Switch a 10 A, 40 V Load
This is too much for our 2N3904. We could get a big power BJT (bipolar junction transistor), but then we would have to drive a lot of current through its base to turn it on, because the current through its collector would be so huge. We could try a Darlington BJT, which uses two transistors to deliver twice (β2) the current gain, but a FET will probably give better performance—less power dissipated in the switch for a similarly-priced part, and faster switching—than the BJT.

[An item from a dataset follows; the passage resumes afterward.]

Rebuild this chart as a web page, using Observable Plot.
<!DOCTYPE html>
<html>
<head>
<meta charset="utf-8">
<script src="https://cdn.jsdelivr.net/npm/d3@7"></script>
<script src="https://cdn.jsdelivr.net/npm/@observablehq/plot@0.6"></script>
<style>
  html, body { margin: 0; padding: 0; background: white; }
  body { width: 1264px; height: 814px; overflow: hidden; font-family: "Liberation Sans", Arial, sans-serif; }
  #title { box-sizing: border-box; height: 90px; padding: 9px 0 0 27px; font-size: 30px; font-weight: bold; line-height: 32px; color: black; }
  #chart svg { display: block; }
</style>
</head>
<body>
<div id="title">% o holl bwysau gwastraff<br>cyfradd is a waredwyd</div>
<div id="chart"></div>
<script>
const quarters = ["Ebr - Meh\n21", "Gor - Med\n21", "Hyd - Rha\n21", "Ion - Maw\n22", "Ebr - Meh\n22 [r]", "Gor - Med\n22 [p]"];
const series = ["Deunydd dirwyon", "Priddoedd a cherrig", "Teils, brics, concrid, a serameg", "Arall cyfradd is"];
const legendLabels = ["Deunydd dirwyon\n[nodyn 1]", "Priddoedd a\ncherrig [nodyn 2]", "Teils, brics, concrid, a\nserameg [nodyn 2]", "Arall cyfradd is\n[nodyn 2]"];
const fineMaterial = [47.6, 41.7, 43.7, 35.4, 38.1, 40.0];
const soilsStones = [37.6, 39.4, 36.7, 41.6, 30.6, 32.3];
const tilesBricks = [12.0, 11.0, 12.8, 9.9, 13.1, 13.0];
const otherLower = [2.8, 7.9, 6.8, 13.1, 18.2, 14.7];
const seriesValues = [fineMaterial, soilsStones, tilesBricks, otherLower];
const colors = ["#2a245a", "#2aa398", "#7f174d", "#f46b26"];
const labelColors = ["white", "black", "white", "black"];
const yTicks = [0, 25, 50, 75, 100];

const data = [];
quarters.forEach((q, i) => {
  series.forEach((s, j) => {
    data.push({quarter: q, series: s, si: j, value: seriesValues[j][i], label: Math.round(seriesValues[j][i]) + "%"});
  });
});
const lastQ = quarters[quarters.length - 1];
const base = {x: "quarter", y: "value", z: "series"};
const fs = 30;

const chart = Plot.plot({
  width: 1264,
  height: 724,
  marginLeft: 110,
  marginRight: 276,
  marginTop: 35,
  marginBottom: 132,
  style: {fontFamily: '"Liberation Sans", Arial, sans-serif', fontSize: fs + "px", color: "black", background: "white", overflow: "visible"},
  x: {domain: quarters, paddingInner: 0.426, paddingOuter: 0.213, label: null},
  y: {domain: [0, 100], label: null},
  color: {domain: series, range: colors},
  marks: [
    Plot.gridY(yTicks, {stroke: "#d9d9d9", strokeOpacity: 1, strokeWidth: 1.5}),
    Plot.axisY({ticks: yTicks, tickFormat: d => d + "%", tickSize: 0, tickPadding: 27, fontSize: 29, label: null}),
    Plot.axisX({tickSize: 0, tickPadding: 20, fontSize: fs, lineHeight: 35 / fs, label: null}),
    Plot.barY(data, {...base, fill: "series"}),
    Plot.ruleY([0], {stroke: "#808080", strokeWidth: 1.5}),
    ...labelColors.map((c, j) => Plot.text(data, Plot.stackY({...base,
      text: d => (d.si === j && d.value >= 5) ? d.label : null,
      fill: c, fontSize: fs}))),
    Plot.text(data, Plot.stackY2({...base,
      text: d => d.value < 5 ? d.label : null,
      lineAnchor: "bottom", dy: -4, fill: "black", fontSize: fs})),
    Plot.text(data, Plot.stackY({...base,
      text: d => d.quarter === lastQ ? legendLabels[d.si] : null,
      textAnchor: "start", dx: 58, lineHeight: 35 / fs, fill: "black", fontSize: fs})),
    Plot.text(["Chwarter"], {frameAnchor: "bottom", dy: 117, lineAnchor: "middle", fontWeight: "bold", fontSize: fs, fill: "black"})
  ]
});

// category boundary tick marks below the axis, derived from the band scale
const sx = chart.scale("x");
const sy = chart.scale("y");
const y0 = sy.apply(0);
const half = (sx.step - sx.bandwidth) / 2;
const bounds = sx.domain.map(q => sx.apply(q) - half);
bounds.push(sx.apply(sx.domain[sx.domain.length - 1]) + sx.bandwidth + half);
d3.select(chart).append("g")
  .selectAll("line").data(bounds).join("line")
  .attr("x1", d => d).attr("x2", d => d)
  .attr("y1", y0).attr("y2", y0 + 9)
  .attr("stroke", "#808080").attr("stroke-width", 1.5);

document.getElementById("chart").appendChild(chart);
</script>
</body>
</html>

The FET is easy to use, because the gate draws no DC current. In theory, we can switch as many amps as we would like just by changing the gate voltage with our I/O pin. The circuit looks like this:
The concept is the same as when we used an NPN transistor. The resistor doesn't actually do anything at DC, because (unlike the NPN transistor's base) the n-FET's gate does not draw any current. The resistor helps to protect the micro from transients when the high current switches, though.
I specified an IRL3103PBF for the FET. I chose this FET because it will operate from a small voltage swing on the gate. Traditionally, power n-FETs were designed to operate with a voltage of 0 V (off) or 10 V (on) at the gate. We need something that will turn on fully from a much smaller voltage, so I chose a ‘logic-level FET,’ which is more or less fully on with 5 V on the gate.
Notice that we didn't have to choose a logic-level FET for the previous circuit with the p-FET. There, the gate swung between 0 V and 10 V, so we had plenty of gate voltage swing. It is because we are driving the gate directly here that we have to choose a bit more carefully. In fact, we could use a similar circuit with a 2N3904 to produce an 0 to 10 V gate voltage swing if we needed to, but it is easier to choose a logic-level FET.
The diode does the same job as before, and can be omitted for a non-inductive load. We could probably live without it regardless; the FET that we are using is rated for avalanche breakdown. If the drain-source voltage of any FET is brought past the rated VDSmax, then the FET will conduct from its drain to its source, independent of its gate voltage. In general this is bad, and may result in permanent damage to the part. The datasheet for the IRL3103 explicitly permits this mode of operation, though, and we can therefore take advantage of this.